Directive: Write the material out again exactly as it stands.

Given information:
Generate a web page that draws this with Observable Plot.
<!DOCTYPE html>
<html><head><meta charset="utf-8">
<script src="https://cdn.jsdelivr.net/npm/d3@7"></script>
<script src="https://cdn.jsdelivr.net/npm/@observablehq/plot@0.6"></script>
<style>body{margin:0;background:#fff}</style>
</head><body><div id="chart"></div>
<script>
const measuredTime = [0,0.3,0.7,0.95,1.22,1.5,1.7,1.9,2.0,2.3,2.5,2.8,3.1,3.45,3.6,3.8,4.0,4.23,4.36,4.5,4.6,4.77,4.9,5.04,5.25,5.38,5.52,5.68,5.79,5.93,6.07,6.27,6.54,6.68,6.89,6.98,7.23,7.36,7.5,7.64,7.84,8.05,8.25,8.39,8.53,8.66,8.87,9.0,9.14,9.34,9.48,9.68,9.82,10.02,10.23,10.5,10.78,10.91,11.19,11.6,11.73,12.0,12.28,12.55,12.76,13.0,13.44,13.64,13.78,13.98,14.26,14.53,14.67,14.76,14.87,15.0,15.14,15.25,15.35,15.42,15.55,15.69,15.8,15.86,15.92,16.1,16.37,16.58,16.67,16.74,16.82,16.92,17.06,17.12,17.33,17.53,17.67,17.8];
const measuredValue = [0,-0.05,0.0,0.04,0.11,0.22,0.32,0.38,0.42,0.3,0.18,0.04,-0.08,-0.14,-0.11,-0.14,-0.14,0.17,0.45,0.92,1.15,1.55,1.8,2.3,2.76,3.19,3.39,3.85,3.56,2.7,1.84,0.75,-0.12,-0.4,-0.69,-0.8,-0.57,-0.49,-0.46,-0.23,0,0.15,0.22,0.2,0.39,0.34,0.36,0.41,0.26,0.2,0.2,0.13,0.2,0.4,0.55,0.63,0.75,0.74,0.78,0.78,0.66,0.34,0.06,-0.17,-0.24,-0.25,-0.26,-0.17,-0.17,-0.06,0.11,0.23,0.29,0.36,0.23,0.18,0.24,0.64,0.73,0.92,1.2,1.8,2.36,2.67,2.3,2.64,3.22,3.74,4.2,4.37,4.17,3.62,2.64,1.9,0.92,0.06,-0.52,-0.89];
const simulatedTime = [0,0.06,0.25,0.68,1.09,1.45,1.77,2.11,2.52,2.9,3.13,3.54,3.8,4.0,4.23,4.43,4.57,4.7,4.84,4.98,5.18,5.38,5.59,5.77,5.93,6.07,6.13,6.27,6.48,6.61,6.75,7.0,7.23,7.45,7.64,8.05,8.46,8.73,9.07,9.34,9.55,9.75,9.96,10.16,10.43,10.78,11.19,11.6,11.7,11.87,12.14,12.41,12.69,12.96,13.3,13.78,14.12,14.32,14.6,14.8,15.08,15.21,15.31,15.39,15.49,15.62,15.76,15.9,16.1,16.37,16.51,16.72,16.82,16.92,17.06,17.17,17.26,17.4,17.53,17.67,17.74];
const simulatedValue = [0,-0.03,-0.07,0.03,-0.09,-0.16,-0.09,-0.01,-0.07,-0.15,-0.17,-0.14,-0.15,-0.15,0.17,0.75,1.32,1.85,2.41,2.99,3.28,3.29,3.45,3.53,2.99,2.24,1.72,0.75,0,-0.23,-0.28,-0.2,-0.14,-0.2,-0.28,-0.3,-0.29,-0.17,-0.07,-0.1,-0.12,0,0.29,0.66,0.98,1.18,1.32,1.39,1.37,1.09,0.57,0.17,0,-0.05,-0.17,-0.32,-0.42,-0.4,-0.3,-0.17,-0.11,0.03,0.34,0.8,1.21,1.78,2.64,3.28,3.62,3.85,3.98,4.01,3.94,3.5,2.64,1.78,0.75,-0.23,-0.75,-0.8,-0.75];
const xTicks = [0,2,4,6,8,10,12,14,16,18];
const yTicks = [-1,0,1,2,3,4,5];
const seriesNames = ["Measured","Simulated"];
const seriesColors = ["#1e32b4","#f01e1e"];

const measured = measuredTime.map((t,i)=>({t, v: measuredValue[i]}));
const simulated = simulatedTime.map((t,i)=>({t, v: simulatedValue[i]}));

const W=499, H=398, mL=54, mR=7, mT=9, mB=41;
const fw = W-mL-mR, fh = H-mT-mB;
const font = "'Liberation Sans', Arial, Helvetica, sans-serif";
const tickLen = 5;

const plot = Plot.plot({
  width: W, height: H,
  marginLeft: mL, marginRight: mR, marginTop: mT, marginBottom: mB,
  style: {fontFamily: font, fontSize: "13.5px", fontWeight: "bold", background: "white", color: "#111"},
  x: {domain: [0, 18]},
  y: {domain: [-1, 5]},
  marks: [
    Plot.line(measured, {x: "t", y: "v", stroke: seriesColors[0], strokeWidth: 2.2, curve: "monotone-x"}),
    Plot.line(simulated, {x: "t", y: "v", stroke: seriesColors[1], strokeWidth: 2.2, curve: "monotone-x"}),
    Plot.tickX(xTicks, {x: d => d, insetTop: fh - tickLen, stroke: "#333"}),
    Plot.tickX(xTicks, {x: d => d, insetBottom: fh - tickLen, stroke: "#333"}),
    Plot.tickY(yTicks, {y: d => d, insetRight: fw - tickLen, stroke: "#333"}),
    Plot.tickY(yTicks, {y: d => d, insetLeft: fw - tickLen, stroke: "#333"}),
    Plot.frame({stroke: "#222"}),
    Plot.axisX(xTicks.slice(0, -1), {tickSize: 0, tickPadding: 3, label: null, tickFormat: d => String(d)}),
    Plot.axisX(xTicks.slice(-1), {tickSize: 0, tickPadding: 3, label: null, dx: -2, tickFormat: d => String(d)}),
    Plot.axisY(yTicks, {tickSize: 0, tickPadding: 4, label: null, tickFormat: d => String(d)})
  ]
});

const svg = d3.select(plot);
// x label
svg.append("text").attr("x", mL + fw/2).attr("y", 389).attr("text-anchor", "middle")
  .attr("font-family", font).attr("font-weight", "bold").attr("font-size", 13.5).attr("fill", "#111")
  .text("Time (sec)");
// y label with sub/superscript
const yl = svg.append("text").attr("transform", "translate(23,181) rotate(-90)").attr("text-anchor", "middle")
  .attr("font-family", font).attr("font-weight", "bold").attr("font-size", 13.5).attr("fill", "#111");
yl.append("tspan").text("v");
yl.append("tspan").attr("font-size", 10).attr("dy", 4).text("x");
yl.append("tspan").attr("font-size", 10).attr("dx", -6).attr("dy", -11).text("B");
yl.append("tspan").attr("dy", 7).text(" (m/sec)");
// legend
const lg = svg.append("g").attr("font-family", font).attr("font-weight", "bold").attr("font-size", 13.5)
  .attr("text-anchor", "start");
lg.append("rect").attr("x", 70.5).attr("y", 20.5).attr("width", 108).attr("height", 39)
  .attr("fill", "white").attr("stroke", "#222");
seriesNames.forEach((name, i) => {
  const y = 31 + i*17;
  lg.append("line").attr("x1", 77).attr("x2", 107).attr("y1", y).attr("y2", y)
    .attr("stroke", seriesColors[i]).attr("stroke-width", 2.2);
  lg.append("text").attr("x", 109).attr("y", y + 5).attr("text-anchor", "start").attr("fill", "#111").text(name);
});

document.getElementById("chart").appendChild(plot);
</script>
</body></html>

Worked answer:
Generate a web page that draws this with Observable Plot.
<!DOCTYPE html>
<html><head><meta charset="utf-8">
<script src="https://cdn.jsdelivr.net/npm/d3@7"></script>
<script src="https://cdn.jsdelivr.net/npm/@observablehq/plot@0.6"></script>
<style>body{margin:0;background:#fff}</style>
</head><body><div id="chart"></div>
<script>
const measuredTime = [0,0.3,0.7,0.95,1.22,1.5,1.7,1.9,2.0,2.3,2.5,2.8,3.1,3.45,3.6,3.8,4.0,4.23,4.36,4.5,4.6,4.77,4.9,5.04,5.25,5.38,5.52,5.68,5.79,5.93,6.07,6.27,6.54,6.68,6.89,6.98,7.23,7.36,7.5,7.64,7.84,8.05,8.25,8.39,8.53,8.66,8.87,9.0,9.14,9.34,9.48,9.68,9.82,10.02,10.23,10.5,10.78,10.91,11.19,11.6,11.73,12.0,12.28,12.55,12.76,13.0,13.44,13.64,13.78,13.98,14.26,14.53,14.67,14.76,14.87,15.0,15.14,15.25,15.35,15.42,15.55,15.69,15.8,15.86,15.92,16.1,16.37,16.58,16.67,16.74,16.82,16.92,17.06,17.12,17.33,17.53,17.67,17.8];
const measuredValue = [0,-0.05,0.0,0.04,0.11,0.22,0.32,0.38,0.42,0.3,0.18,0.04,-0.08,-0.14,-0.11,-0.14,-0.14,0.17,0.45,0.92,1.15,1.55,1.8,2.3,2.76,3.19,3.39,3.85,3.56,2.7,1.84,0.75,-0.12,-0.4,-0.69,-0.8,-0.57,-0.49,-0.46,-0.23,0,0.15,0.22,0.2,0.39,0.34,0.36,0.41,0.26,0.2,0.2,0.13,0.2,0.4,0.55,0.63,0.75,0.74,0.78,0.78,0.66,0.34,0.06,-0.17,-0.24,-0.25,-0.26,-0.17,-0.17,-0.06,0.11,0.23,0.29,0.36,0.23,0.18,0.24,0.64,0.73,0.92,1.2,1.8,2.36,2.67,2.3,2.64,3.22,3.74,4.2,4.37,4.17,3.62,2.64,1.9,0.92,0.06,-0.52,-0.89];
const simulatedTime = [0,0.06,0.25,0.68,1.09,1.45,1.77,2.11,2.52,2.9,3.13,3.54,3.8,4.0,4.23,4.43,4.57,4.7,4.84,4.98,5.18,5.38,5.59,5.77,5.93,6.07,6.13,6.27,6.48,6.61,6.75,7.0,7.23,7.45,7.64,8.05,8.46,8.73,9.07,9.34,9.55,9.75,9.96,10.16,10.43,10.78,11.19,11.6,11.7,11.87,12.14,12.41,12.69,12.96,13.3,13.78,14.12,14.32,14.6,14.8,15.08,15.21,15.31,15.39,15.49,15.62,15.76,15.9,16.1,16.37,16.51,16.72,16.82,16.92,17.06,17.17,17.26,17.4,17.53,17.67,17.74];
const simulatedValue = [0,-0.03,-0.07,0.03,-0.09,-0.16,-0.09,-0.01,-0.07,-0.15,-0.17,-0.14,-0.15,-0.15,0.17,0.75,1.32,1.85,2.41,2.99,3.28,3.29,3.45,3.53,2.99,2.24,1.72,0.75,0,-0.23,-0.28,-0.2,-0.14,-0.2,-0.28,-0.3,-0.29,-0.17,-0.07,-0.1,-0.12,0,0.29,0.66,0.98,1.18,1.32,1.39,1.37,1.09,0.57,0.17,0,-0.05,-0.17,-0.32,-0.42,-0.4,-0.3,-0.17,-0.11,0.03,0.34,0.8,1.21,1.78,2.64,3.28,3.62,3.85,3.98,4.01,3.94,3.5,2.64,1.78,0.75,-0.23,-0.75,-0.8,-0.75];
const xTicks = [0,2,4,6,8,10,12,14,16,18];
const yTicks = [-1,0,1,2,3,4,5];
const seriesNames = ["Measured","Simulated"];
const seriesColors = ["#1e32b4","#f01e1e"];

const measured = measuredTime.map((t,i)=>({t, v: measuredValue[i]}));
const simulated = simulatedTime.map((t,i)=>({t, v: simulatedValue[i]}));

const W=499, H=398, mL=54, mR=7, mT=9, mB=41;
const fw = W-mL-mR, fh = H-mT-mB;
const font = "'Liberation Sans', Arial, Helvetica, sans-serif";
const tickLen = 5;

const plot = Plot.plot({
  width: W, height: H,
  marginLeft: mL, marginRight: mR, marginTop: mT, marginBottom: mB,
  style: {fontFamily: font, fontSize: "13.5px", fontWeight: "bold", background: "white", color: "#111"},
  x: {domain: [0, 18]},
  y: {domain: [-1, 5]},
  marks: [
    Plot.line(measured, {x: "t", y: "v", stroke: seriesColors[0], strokeWidth: 2.2, curve: "monotone-x"}),
    Plot.line(simulated, {x: "t", y: "v", stroke: seriesColors[1], strokeWidth: 2.2, curve: "monotone-x"}),
    Plot.tickX(xTicks, {x: d => d, insetTop: fh - tickLen, stroke: "#333"}),
    Plot.tickX(xTicks, {x: d => d, insetBottom: fh - tickLen, stroke: "#333"}),
    Plot.tickY(yTicks, {y: d => d, insetRight: fw - tickLen, stroke: "#333"}),
    Plot.tickY(yTicks, {y: d => d, insetLeft: fw - tickLen, stroke: "#333"}),
    Plot.frame({stroke: "#222"}),
    Plot.axisX(xTicks.slice(0, -1), {tickSize: 0, tickPadding: 3, label: null, tickFormat: d => String(d)}),
    Plot.axisX(xTicks.slice(-1), {tickSize: 0, tickPadding: 3, label: null, dx: -2, tickFormat: d => String(d)}),
    Plot.axisY(yTicks, {tickSize: 0, tickPadding: 4, label: null, tickFormat: d => String(d)})
  ]
});

const svg = d3.select(plot);
// x label
svg.append("text").attr("x", mL + fw/2).attr("y", 389).attr("text-anchor", "middle")
  .attr("font-family", font).attr("font-weight", "bold").attr("font-size", 13.5).attr("fill", "#111")
  .text("Time (sec)");
// y label with sub/superscript
const yl = svg.append("text").attr("transform", "translate(23,181) rotate(-90)").attr("text-anchor", "middle")
  .attr("font-family", font).attr("font-weight", "bold").attr("font-size", 13.5).attr("fill", "#111");
yl.append("tspan").text("v");
yl.append("tspan").attr("font-size", 10).attr("dy", 4).text("x");
yl.append("tspan").attr("font-size", 10).attr("dx", -6).attr("dy", -11).text("B");
yl.append("tspan").attr("dy", 7).text(" (m/sec)");
// legend
const lg = svg.append("g").attr("font-family", font).attr("font-weight", "bold").attr("font-size", 13.5)
  .attr("text-anchor", "start");
lg.append("rect").attr("x", 70.5).attr("y", 20.5).attr("width", 108).attr("height", 39)
  .attr("fill", "white").attr("stroke", "#222");
seriesNames.forEach((name, i) => {
  const y = 31 + i*17;
  lg.append("line").attr("x1", 77).attr("x2", 107).attr("y1", y).attr("y2", y)
    .attr("stroke", seriesColors[i]).attr("stroke-width", 2.2);
  lg.append("text").attr("x", 109).attr("y", y + 5).attr("text-anchor", "start").attr("fill", "#111").text(name);
});

document.getElementById("chart").appendChild(plot);
</script>
</body></html>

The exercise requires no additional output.